The pressing question now is how to test invalid CSS. Currently, I use the Clang fuzzer actively. However, it is also necessary to implement incorrect/broken tests using grammar to ensure that invalid tests do not incorrectly pass as valid.

Generally Speaking about Testing

Code testing often takes as much time as development, if not more. The lexbor project undergoes continuous testing on approximately 30 operating systems with asan, msan, UB, and memory leak detection enabled (where possible). Additionally, Clang fuzzers are constantly in use.

What is the Status of the lexbor Project?

Despite a long hiatus, which was indeed prolonged, the project is actively evolving. Significant progress has been made, and currently, the implementation of the layout/renderer tree is underway. This means the project will soon handle window creation, glyph rendering, block and inline drawing, and more. The code is extensive; it could fill five articles, provided one avoids verbosity, and possibly even more.

The development break was due to my work at NGINX, where I focused on developing the NJS JavaScript engine. This experience has benefited the lexbor project in terms of knowledge.
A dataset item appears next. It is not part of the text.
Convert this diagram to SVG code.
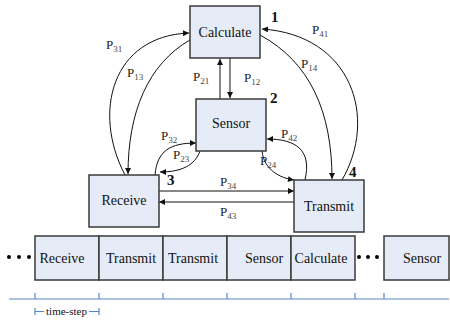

Fortunately, a highly skilled individual (proficient in English and technical documentation) has joined me, assisting with the project’s documentation. This person now manages all aspects of English language documentation and general project documentation.

Where Are the Benchmarks?

Benchmarks are not available at this time.

Currently, the lexbor project supports full parsing of Selectors and Declarations. This is sufficient for the engine’s further development. Once features like @media, variables, and others are implemented, we will promptly compare our performance with others.

Any unsupported features by the CSS parser are categorized as CUSTOM. In other words, all data will be present in the final tree, albeit with a *_custom structure.

I’ll only hint that lightningcss, written in Rust and billed as “An extremely fast CSS parser,” did not particularly impress me.